Uber si converte a bici e motorini

La società vuole smarcarsi dalle auto. Ma i bilanci sono in rosso

Uber si converte a bici e motorini

Non solo abitudini: bisognerà anche cambiare vocabolario. Perché ormai «Uber» è diventato sinonimo di «taxi» (con buona pace dei tassisti). «Prendiamo un Uber?» è una frase abituale, almeno per i 18 milioni di utenti del servizio di trasporto automobilistico nato nel 2009. Come ha spiegato il Ceo Dara Khosrowshahi al Financial Times, c'è un cambio di strategia all'orizzonte: l'azienda californiana ha comunicato che investirà di più su biciclette e scooter elettrici e meno sulle auto.

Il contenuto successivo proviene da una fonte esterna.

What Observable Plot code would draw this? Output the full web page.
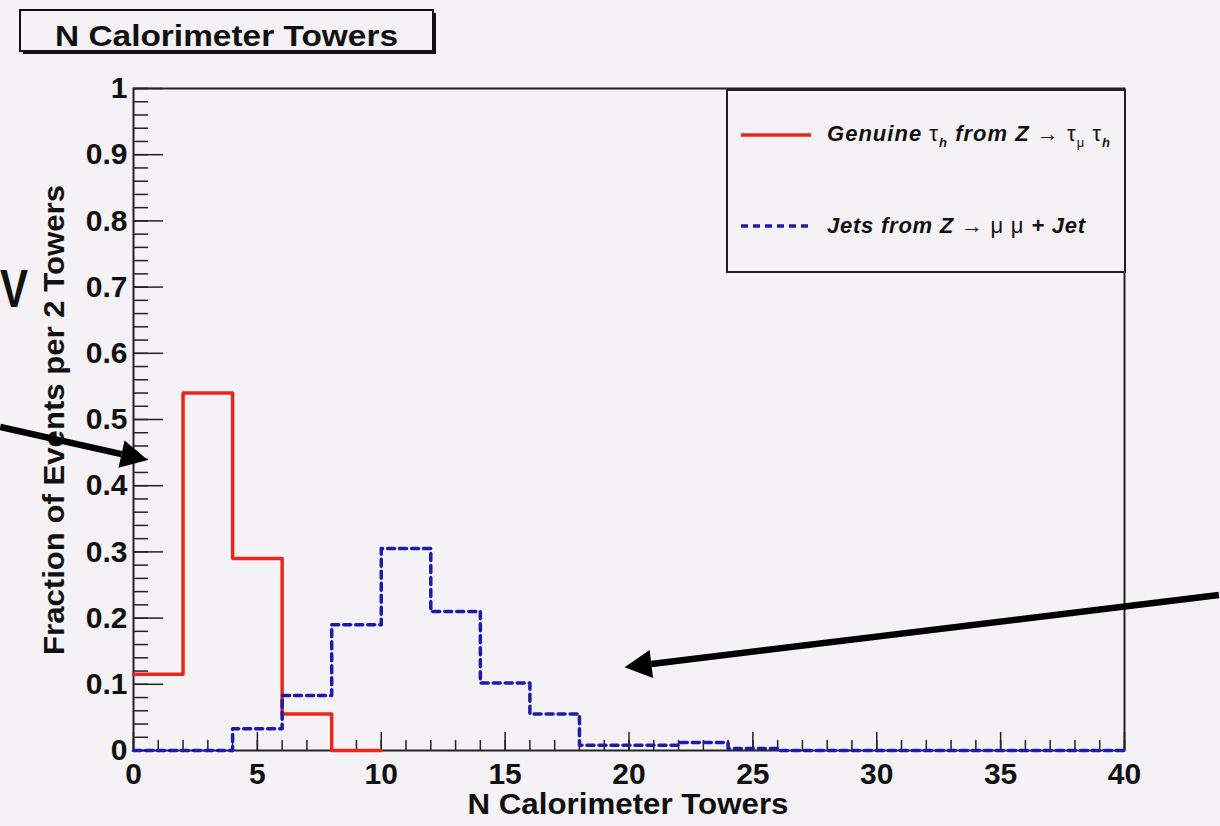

Il motivo? Le due ruote sono mezzi di trasporto che si adattano meglio ai ritmi e alle esigenze della città. «Nelle ore di punta non è efficiente per un gigante di metallo da una tonnellata trasportare una persona per dieci isolati - ha spiegato Khosrowshahi -. Possiamo far sì che questo cambiamento sia una vittoria sia per i clienti sia per le città». Uber, in realtà, ha già iniziato ad attrezzarsi in questo senso: a febbraio ha aggiunto le e-bike, le biciclette elettriche, alla sua app e in aprile ha acquistato per circa 200 milioni di dollari la società di bike sharing Jump, i cui mezzi sono ora disponibili in otto città degli Stati Uniti, tra cui New York, Washington e Denver, e presto arriveranno anche a Berlino. Sul fronte dei motori, Khosrowshahi ha stretto accordi con la società di scooter elettrici Lime. E sempre nel tentativo di differenziare i propri prodotti e di trasformare Uber in una «piattaforma della mobilità urbana», ad aprile la creatura di Travis Kalanick ha avviato una partnership con Masabi, app nata a Londra che permette di acquistare biglietti per il trasporto pubblico in una trentina di città nel mondo.

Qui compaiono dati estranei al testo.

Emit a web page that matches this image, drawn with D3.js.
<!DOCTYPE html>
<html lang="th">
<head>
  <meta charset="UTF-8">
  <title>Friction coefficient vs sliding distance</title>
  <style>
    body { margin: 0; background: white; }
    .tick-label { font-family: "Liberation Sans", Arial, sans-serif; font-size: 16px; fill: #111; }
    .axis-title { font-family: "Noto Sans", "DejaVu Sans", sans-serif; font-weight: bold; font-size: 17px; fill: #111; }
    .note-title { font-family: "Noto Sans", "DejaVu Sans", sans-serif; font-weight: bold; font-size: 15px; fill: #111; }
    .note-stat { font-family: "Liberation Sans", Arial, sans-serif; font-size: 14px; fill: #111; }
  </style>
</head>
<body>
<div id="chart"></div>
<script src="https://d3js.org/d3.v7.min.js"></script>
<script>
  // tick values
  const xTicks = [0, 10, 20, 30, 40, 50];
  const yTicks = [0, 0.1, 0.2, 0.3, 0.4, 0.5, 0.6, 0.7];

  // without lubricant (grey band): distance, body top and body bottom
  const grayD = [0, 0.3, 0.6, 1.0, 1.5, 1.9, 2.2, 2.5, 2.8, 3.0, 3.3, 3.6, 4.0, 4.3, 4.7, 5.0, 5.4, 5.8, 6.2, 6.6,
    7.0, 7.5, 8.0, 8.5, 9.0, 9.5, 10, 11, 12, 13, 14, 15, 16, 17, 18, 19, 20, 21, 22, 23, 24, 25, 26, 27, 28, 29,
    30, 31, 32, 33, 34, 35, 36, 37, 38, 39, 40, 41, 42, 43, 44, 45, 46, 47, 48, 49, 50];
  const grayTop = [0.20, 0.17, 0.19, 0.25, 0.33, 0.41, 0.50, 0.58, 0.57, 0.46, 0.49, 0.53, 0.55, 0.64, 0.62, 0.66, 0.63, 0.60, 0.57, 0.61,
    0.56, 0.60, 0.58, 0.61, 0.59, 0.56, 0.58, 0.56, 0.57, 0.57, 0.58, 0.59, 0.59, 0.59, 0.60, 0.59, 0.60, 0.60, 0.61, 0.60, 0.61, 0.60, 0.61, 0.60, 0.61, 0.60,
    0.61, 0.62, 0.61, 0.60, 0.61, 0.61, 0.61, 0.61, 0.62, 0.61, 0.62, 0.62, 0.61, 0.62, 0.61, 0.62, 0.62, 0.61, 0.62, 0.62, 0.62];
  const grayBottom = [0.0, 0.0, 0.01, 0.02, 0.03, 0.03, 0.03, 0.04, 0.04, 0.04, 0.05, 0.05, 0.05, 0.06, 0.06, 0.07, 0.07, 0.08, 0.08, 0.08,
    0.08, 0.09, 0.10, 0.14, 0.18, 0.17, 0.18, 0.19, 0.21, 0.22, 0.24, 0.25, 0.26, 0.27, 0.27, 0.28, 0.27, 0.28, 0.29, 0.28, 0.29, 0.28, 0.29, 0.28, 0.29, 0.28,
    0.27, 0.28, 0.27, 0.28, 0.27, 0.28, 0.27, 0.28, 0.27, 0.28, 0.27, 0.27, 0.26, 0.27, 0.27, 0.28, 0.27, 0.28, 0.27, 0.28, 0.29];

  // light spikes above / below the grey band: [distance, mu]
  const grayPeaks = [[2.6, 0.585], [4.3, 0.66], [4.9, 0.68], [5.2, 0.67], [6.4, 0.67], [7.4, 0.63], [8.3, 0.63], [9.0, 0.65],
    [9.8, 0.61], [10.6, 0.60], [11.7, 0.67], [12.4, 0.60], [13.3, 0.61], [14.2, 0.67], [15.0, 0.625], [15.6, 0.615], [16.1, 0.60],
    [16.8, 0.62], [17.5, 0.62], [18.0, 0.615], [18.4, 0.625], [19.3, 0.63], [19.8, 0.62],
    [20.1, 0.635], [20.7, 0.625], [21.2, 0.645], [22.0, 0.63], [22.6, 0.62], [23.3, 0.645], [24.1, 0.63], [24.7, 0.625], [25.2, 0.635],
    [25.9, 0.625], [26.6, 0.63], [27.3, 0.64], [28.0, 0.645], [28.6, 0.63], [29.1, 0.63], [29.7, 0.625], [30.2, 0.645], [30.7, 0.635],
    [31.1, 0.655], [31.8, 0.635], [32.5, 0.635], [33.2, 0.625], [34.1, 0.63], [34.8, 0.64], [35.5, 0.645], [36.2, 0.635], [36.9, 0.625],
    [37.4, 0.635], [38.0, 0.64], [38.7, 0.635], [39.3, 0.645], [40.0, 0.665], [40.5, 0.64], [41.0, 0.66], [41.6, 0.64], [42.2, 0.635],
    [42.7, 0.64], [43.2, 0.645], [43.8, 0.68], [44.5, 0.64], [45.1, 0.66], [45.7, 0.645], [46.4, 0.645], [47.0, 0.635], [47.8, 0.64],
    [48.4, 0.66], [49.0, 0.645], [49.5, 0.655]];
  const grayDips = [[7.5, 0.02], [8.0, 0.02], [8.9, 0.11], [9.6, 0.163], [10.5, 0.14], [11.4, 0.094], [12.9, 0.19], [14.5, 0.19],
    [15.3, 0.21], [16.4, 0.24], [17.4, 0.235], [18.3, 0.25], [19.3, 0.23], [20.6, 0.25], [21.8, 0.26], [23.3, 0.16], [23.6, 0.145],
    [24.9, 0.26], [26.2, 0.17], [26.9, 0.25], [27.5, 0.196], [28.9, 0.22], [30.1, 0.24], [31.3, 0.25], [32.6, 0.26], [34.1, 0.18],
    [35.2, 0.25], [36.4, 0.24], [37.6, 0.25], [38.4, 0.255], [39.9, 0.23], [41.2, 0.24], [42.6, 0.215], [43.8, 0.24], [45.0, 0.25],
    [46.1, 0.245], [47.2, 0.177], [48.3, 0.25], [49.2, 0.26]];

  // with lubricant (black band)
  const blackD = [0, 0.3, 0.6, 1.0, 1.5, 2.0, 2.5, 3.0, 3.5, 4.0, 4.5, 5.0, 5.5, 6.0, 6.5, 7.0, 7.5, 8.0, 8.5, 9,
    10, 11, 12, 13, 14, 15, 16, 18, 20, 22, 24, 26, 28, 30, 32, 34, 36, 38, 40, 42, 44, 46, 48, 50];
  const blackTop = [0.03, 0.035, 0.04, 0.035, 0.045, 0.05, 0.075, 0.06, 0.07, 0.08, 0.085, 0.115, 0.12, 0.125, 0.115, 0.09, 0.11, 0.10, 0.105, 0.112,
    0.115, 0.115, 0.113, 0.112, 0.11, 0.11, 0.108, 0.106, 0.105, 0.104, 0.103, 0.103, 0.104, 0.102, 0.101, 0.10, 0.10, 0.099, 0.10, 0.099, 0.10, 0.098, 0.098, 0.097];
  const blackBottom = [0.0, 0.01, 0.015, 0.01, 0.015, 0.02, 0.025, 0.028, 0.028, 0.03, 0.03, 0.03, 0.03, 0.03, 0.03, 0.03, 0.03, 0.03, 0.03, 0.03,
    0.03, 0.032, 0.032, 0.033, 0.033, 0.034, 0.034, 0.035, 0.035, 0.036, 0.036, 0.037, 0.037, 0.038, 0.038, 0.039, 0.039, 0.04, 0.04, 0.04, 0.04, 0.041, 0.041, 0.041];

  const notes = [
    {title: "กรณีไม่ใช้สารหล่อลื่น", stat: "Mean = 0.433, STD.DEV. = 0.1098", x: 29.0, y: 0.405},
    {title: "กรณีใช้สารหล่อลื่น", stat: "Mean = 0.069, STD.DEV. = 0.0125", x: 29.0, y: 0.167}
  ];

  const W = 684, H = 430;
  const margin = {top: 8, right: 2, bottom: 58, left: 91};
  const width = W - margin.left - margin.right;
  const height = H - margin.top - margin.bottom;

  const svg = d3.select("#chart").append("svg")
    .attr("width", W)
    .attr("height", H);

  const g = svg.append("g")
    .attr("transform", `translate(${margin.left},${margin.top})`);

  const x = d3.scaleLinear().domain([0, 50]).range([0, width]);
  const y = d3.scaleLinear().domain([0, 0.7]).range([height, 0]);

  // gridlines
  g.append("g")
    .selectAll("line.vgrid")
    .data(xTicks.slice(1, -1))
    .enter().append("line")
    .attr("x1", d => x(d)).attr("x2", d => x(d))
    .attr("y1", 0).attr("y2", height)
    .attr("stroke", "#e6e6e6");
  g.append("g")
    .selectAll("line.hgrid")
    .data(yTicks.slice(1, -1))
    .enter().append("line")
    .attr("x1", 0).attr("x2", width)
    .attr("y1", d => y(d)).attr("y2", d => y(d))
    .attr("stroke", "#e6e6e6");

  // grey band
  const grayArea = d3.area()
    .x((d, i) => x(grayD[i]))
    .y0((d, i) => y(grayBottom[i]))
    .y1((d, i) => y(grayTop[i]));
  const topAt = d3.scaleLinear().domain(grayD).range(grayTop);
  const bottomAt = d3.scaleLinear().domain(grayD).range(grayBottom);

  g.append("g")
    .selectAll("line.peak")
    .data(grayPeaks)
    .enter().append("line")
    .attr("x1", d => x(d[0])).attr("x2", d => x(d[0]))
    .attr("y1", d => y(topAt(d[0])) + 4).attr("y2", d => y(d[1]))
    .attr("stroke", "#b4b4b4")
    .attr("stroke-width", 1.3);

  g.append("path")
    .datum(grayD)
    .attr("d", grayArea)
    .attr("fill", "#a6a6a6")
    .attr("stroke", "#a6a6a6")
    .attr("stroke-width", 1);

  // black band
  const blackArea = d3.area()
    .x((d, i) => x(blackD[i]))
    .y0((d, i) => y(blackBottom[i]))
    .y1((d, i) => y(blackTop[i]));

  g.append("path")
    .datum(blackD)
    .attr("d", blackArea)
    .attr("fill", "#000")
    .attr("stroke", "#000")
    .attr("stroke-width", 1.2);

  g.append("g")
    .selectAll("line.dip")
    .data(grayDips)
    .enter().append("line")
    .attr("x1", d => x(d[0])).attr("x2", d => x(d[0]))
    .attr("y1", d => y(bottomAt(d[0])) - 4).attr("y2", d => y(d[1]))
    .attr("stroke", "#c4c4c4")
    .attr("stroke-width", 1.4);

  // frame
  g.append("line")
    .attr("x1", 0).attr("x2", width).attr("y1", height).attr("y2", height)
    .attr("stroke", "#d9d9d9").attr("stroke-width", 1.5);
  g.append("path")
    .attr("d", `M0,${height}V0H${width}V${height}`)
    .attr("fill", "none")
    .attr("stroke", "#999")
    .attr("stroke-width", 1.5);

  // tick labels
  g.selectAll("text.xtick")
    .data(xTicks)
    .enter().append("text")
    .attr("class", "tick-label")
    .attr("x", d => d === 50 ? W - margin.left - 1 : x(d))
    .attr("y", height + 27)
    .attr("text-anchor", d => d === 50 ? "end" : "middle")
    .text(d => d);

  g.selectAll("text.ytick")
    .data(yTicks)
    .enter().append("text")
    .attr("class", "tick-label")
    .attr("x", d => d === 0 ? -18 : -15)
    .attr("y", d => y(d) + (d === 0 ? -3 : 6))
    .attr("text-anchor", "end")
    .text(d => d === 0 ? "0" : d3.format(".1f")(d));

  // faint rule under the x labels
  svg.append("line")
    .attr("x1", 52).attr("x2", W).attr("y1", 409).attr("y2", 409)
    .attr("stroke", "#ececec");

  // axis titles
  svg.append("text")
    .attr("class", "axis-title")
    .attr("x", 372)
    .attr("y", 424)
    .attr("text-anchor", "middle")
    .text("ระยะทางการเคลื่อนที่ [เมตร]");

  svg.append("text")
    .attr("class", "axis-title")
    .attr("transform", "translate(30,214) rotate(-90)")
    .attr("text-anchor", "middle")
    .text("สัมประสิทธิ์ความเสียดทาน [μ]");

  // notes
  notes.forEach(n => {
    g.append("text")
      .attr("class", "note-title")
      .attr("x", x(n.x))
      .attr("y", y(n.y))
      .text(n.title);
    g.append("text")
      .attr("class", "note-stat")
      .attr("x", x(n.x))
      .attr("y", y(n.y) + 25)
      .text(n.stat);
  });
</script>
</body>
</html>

Quella di allontanarsi dal trasporto automobilistico, finora il suo core business, è per Uber una doppia sfida. L'anno scorso la società ha chiuso con 4,5 miliardi di dollari di perdite, e la scelta di investire in bici e scooter darà i primi risultati - se li darà - solo a lungo termine, economicamente parlando. Una corsa sulle due ruote, infatti, fa guadagnare meno rispetto alla stessa corsa fatta in auto, ma secondo l'azienda questo «danno» sarebbe compensato dal fatto che i clienti userebbero l'app più frequentemente per viaggi più brevi.

«Finanziariamente nel breve termine potrebbe forse non essere una vittoria per noi - si è detto convinto l'amministratore delegato -, ma da un punto di vista strategico pensiamo sia esattamente quello che vogliamo fare».